The public's perception of someone who changes something in their life is skewed.  I decided to stop  drinking for a bit, due to numerous reasons.  Now when people see me, they have mixed emotions,  Some see it as a sign of weakness.  For those people, I say, you want me to drink?  Pay my bar tab!   Some see admitting a problem publicly is a fault. to those I say, look in the mirror and who has more faults.  Some think it was a scam to try and woo a girl back.  For those, I say, she's been gone a month and a half and I'm still not drinking. Was she the catalyst?  Absolutely, but that is not to say there weren't bigger reasons (money for example).  Here's the funny thing that differentiates me from most.  I'm the exact same person drunk as I am sober.  Sure when I'm drunk, I might make stupid phone calls or texts, but the reality is I do those sober too.  Just not 15 times in one night...usually 4-5 though.  I have friends who think it is great, but sometimes I think there reasoning is more selfish.  Some might think it's good, because they can't go out with such frequency and feel jealous.  Some because it's just not what they do to socialize.  Some are genuinely happy, because they feel I will add years to my life and be around a little longer for them to bust my balls.  I appreciate the busting.  I do.

I also have a problem with people's honesty, sincerity and their inability to be real.  I hate when I hang out with a group of people and the second one of them leaves, the others start badmouthing that person.  Even worse, is when you leave and then you get phone calls telling that this one said this and that one said that.  If you feel that way about someone, why would you hang out with them.  I also have a hard time with people just saying how they feel about you to your face.  I'm not talking about when you're in an argument, sometimes that's better left unsaid.  I mean, if you have a problem with the fact that I'm smitten with someone, that you don't think is right for me...don't tell ten of my friends.  Tell me.  If you think I'm not looking hard enough for a job, tell me, not someone I used to work with or for.
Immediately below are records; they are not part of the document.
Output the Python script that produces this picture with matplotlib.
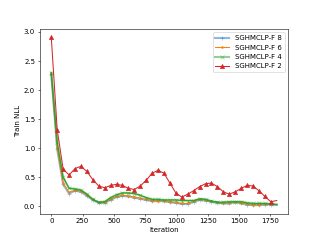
import matplotlib
matplotlib.use('Agg')
import matplotlib.pyplot as plt
import numpy as np

iters = np.linspace(0, 1800, 39)

f8 = [2.28, 0.98, 0.38, 0.22, 0.27, 0.25, 0.18, 0.11, 0.06, 0.06, 0.11, 0.16, 0.18,
      0.17, 0.15, 0.13, 0.11, 0.09, 0.09, 0.09, 0.07, 0.06, 0.04, 0.04, 0.08, 0.11,
      0.10, 0.08, 0.06, 0.05, 0.05, 0.07, 0.05, 0.03, 0.02, 0.02, 0.03, 0.03, 0.03]
f6 = [2.28, 1.00, 0.40, 0.24, 0.28, 0.26, 0.19, 0.12, 0.07, 0.07, 0.12, 0.17, 0.19,
      0.18, 0.16, 0.14, 0.12, 0.10, 0.10, 0.10, 0.08, 0.07, 0.05, 0.05, 0.09, 0.12,
      0.11, 0.09, 0.07, 0.06, 0.06, 0.08, 0.06, 0.04, 0.03, 0.03, 0.04, 0.04, 0.03]
f4 = [2.30, 1.10, 0.50, 0.31, 0.30, 0.28, 0.21, 0.12, 0.07, 0.08, 0.15, 0.20, 0.23,
      0.23, 0.22, 0.19, 0.15, 0.12, 0.12, 0.11, 0.11, 0.11, 0.10, 0.10, 0.10, 0.13,
      0.12, 0.09, 0.07, 0.07, 0.08, 0.08, 0.08, 0.06, 0.05, 0.05, 0.05, 0.04, 0.03]
f2 = [2.91, 1.32, 0.64, 0.54, 0.65, 0.69, 0.60, 0.46, 0.35, 0.32, 0.36, 0.38, 0.36,
      0.31, 0.29, 0.35, 0.45, 0.57, 0.62, 0.57, 0.40, 0.23, 0.16, 0.21, 0.27, 0.34,
      0.39, 0.40, 0.34, 0.25, 0.21, 0.25, 0.31, 0.36, 0.35, 0.27, 0.17, 0.08, 0.10]

marks = slice(0, 38)

fig, ax = plt.subplots(figsize=(6.4, 4.8), dpi=50)
ax.plot(iters, f8, color='tab:blue', alpha=0.5, linewidth=3, marker='+', markevery=marks, label='SGHMCLP-F 8')
ax.plot(iters, f6, color='tab:orange', marker='.', markersize=5, markevery=marks, label='SGHMCLP-F 6')
ax.plot(iters, f4, color='tab:green', alpha=0.5, linewidth=3, marker='x', markevery=marks, label='SGHMCLP-F 4')
ax.plot(iters, f4, color='tab:green', linewidth=1.5)
ax.plot(iters, f2, color='tab:red', marker='^', markevery=marks, label='SGHMCLP-F 2')
ax.set_xlabel('Iteration')
ax.set_ylabel('Train NLL')
ax.legend()
plt.savefig('out.png', dpi=50)
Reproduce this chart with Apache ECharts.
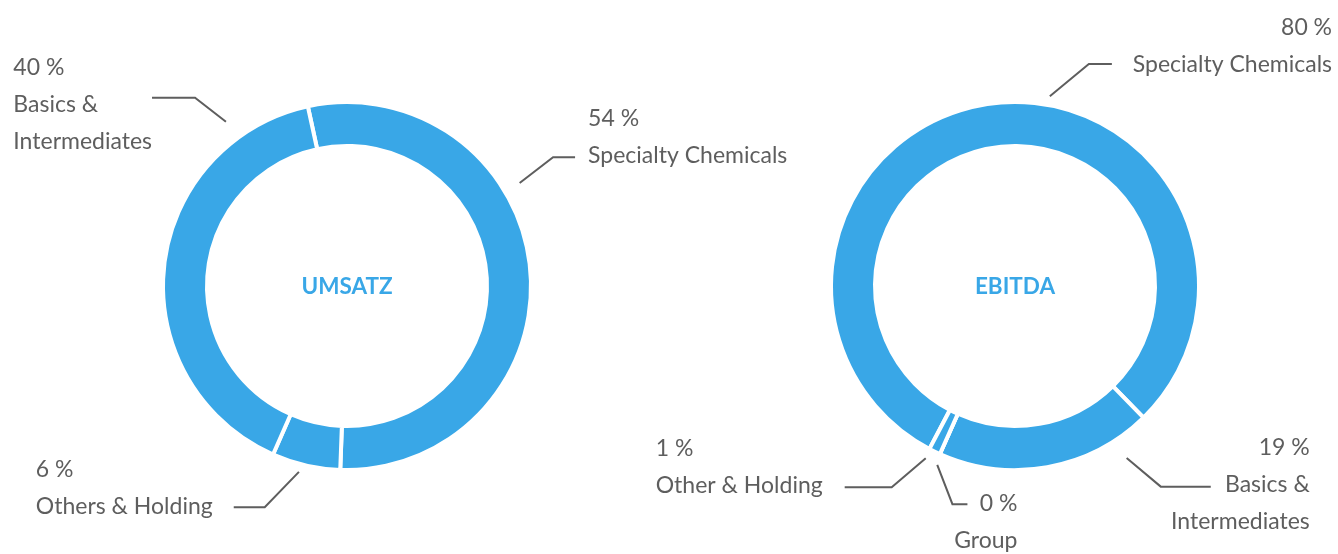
<!DOCTYPE html>
<html><head><meta charset="utf-8">
<script src="https://cdn.jsdelivr.net/npm/echarts@6/dist/echarts.min.js"></script>
<style>html,body{margin:0;padding:0;background:#fff}#c{width:1338px;height:554px}</style>
</head><body><div id="c"></div>
<script>
// ---- data ----
const umsatzCategories = ['Specialty Chemicals', 'Others & Holding', 'Basics &\nIntermediates'];
const umsatzValues = [54, 6, 40];
const ebitdaCategories = ['Specialty Chemicals', 'Basics &\nIntermediates', 'Group', 'Other & Holding'];
const ebitdaValues = [80, 19, 0, 1];
const chartTitles = ['UMSATZ', 'EBITDA'];

// ---- layout / style ----
const centers = [[347, 286], [1015, 286]];
const startAngles = [102.3, -117.7];
const ROW = 37;
// label line geometry: [startAngle(cw from top), startR, elbowAngle, elbowR, horizontal]
const lineGeo = [
  [[59.2, 201, 58, 243, 22], [194.5, 192, 200.4, 236, -31], [323.6, 204, 321.1, 242, -43]],
  [[10.4, 193, 18.4, 234, 23], [147, 205, 144, 248, 50], [203.5, 195, 196, 227, 15], [207.4, 194, 211.5, 236, -47]]
];
// text placement: [boxAlign, dx, anchorRow, dy, rowAlign]
const textGeo = [
  [['left', 13, 1, -2, 'left'], ['right', -21, 1, -1, 'left'], ['right', 0, 1, 7, 'left']],
  [['left', 21, 1, 1, 'right'], ['right', 99, 1, -2, 'right'], ['right', 50, 0, -1, 'right'], ['right', -22, 1, -2, 'left']]
];
const BLUE = '#39a7e7';
const GREY = '#5e5e5e';
const textBase = { fontFamily: 'Lato', fontWeight: 'normal', fontSize: 23, lineHeight: ROW, color: GREY };

function makeSeries(si, cats, vals) {
  return {
    type: 'pie',
    center: centers[si],
    radius: [140, 184],
    startAngle: startAngles[si],
    clockwise: true,
    avoidLabelOverlap: false,
    silent: true,
    animation: false,
    itemStyle: { color: BLUE, borderColor: '#fff', borderWidth: 4 },
    emphasis: { disabled: true },
    label: Object.assign({
      show: true,
      position: 'outside',
      formatter: p => {
        const ra = textGeo[p.seriesIndex][p.dataIndex][4] === 'right' ? 'r' : 'l';
        return '{v' + ra + '|' + p.value + ' %}\n{n' + ra + '|' + p.name + '}';
      },
      rich: {
        vl: Object.assign({ align: 'left' }, textBase),
        nl: Object.assign({ align: 'left' }, textBase),
        vr: Object.assign({ align: 'right' }, textBase),
        nr: Object.assign({ align: 'right' }, textBase)
      }
    }, textBase),
    labelLine: { show: true, length: 10, length2: 10, smooth: false, lineStyle: { color: GREY, width: 2 } },
    labelLayout: function (p) {
      const s_i = p.seriesIndex, d_i = p.dataIndex;
      const c = centers[s_i];
      const g = lineGeo[s_i][d_i], t = textGeo[s_i][d_i];
      const pt = (a, r) => [c[0] + r * Math.sin(a * Math.PI / 180), c[1] - r * Math.cos(a * Math.PI / 180)];
      const s = pt(g[0], g[1]), e = pt(g[2], g[3]);
      const end = [e[0] + g[4], e[1]];
      return {
        x: end[0] + t[1],
        y: end[1] + t[3] - (t[2] + 0.5) * ROW,
        align: t[0],
        verticalAlign: 'top',
        labelLinePoints: [s, e, end]
      };
    },
    data: cats.map((n, i) => ({ name: n, value: vals[i] }))
  };
}

const chart = echarts.init(document.getElementById('c'), null, { renderer: 'canvas' });
chart.setOption({
  animation: false,
  backgroundColor: '#fff',
  series: [makeSeries(0, umsatzCategories, umsatzValues), makeSeries(1, ebitdaCategories, ebitdaValues)],
  graphic: chartTitles.map((t, i) => ({
    type: 'text',
    x: centers[i][0],
    y: centers[i][1] + 1,
    silent: true,
    style: { text: t, fill: BLUE, fontFamily: 'Lato', fontWeight: 'bold', fontSize: 22.5, align: 'center', verticalAlign: 'middle' }
  }))
});
</script>
</body></html>
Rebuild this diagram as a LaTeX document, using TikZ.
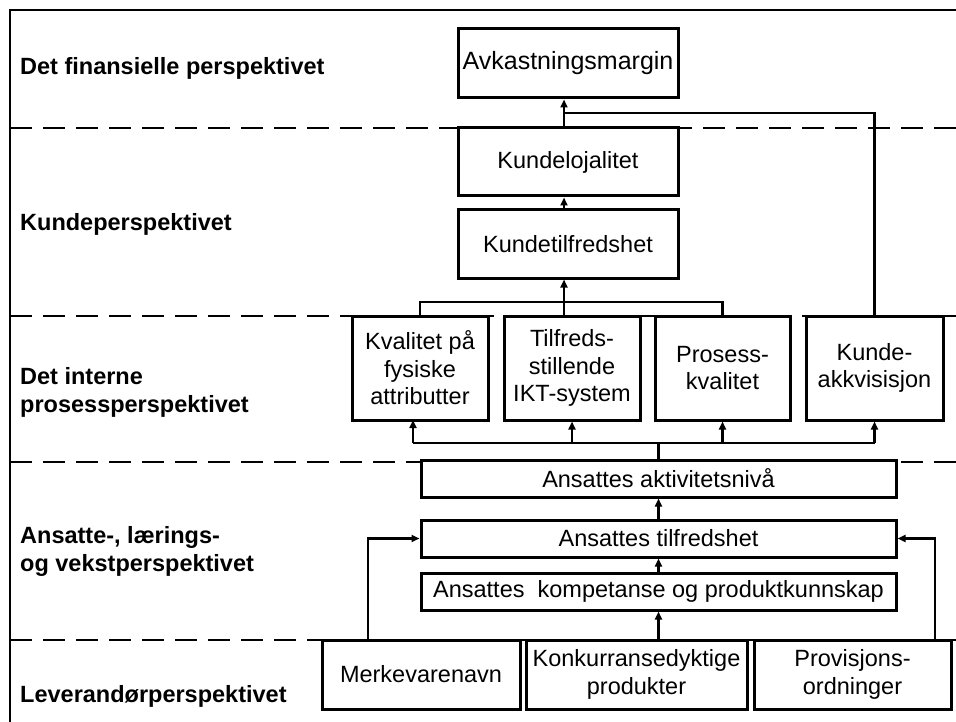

If you think I'm the problem with the system, explain to me how, but don't say it, if you're working off the books or manipulating the system.  If you think I have a huge ego that isn't warranted, explain that to me.  Just come prepared to defend yourself and appear smarter than me, which (egocentric comment insert) might be tough.  If I argue with you about something, don't think it's just to argue. I may be doing it as a friend for a variety of reasons you might not understand at the time.  If you think I'm playing devil's advocate, make sure I am, because if I'm sincere in my beliefs, you better brush up on the topic or be ready to defend your actions.  If you have anything to say to me...say it to me.  That's all.

We all want to be happy.  I want to be happy.  I come across as a miserable bastard, but the reality is, that I could have things much worse.  I have had companionship in the past that hasn't made me terribly happy and I wanted to change that.  I met someone I liked, kinda fell head over heals too quickly and basically in my actions, her situation and outside interference, it was over before it was started. I tried to hang on for dear life and just pushed the person away.  They now want basically nothing to do with me and see every one of my actions as a negative, even when I'm explaining my feelings.  I have friends who have told me to run.  So has she.  I have friends who have tried to hook up with her all the while telling me how bad she is.  I have friends who have done this and told me how great she is.  I have friends who have told me to follow my heart, but to be prepared for the worst.  I have friends who have told me I have to stop being so intense.  Those are the people, I should listen to.  Those are the people that get me.  But changing who you are, when you have something in your head is tough.  I brush a lot of stuff of, but when I put my mind to something, I go all out.  This, almost always ends badly, because i build things up in my head and they never live up to what I expect or don't turn out that way.  It's a vicious cycle.

In the end, I just want people around me (and even those who aren't) to be real.  Don't lie to me.  I'll find out.  I always do.  Don't say something you don't mean.  I have a memory like a steel trap and it will cause us grief in the end.  Don't tell people things about me you don't want me to know.  I have a strange ability to find these things out without even trying.  If you have a problem, with me or with someone else.  If you need something.  If you want to talk and you're truly my friend.  Approach me.  Don't go through outside sources, because the respect I will lose for you will make my view very different than if you came straight to the source. 

Finally, in an attempt to end this with some humor.  Can we please stop posting these dime store psychiatry motivational posters on Facebook.  Most of you aren't that deep and these only make it show.   Can we also take a look at out profile pics and mobile uploads.  If 90% of these are the exact same pose and facial expression, will you please sign up for your vasectomy or get your tubes tied tomorrow?  If you are in an argument with a family member (especially a spouse), please keep that in house.  Status updates probably aren't the place for this to be aired.  Finally, it's holiday time.  You know we can't get enough pictures of your kids and pets dressed as ghosts.  JK, I've loved all the pics of kids who went pumpkin picking.  Truly adorable. Pets...not so much.  I have a liking for about four animals in the world right now.  My friends three cats and my neighbors dog. 

Oh and just in case anyone was wondering...we might have to start an OHT (Occupy Hop's Thoughts) because this is the top 1% of what's bothering me.  I didn't even get to people who cheat on Words With Friends!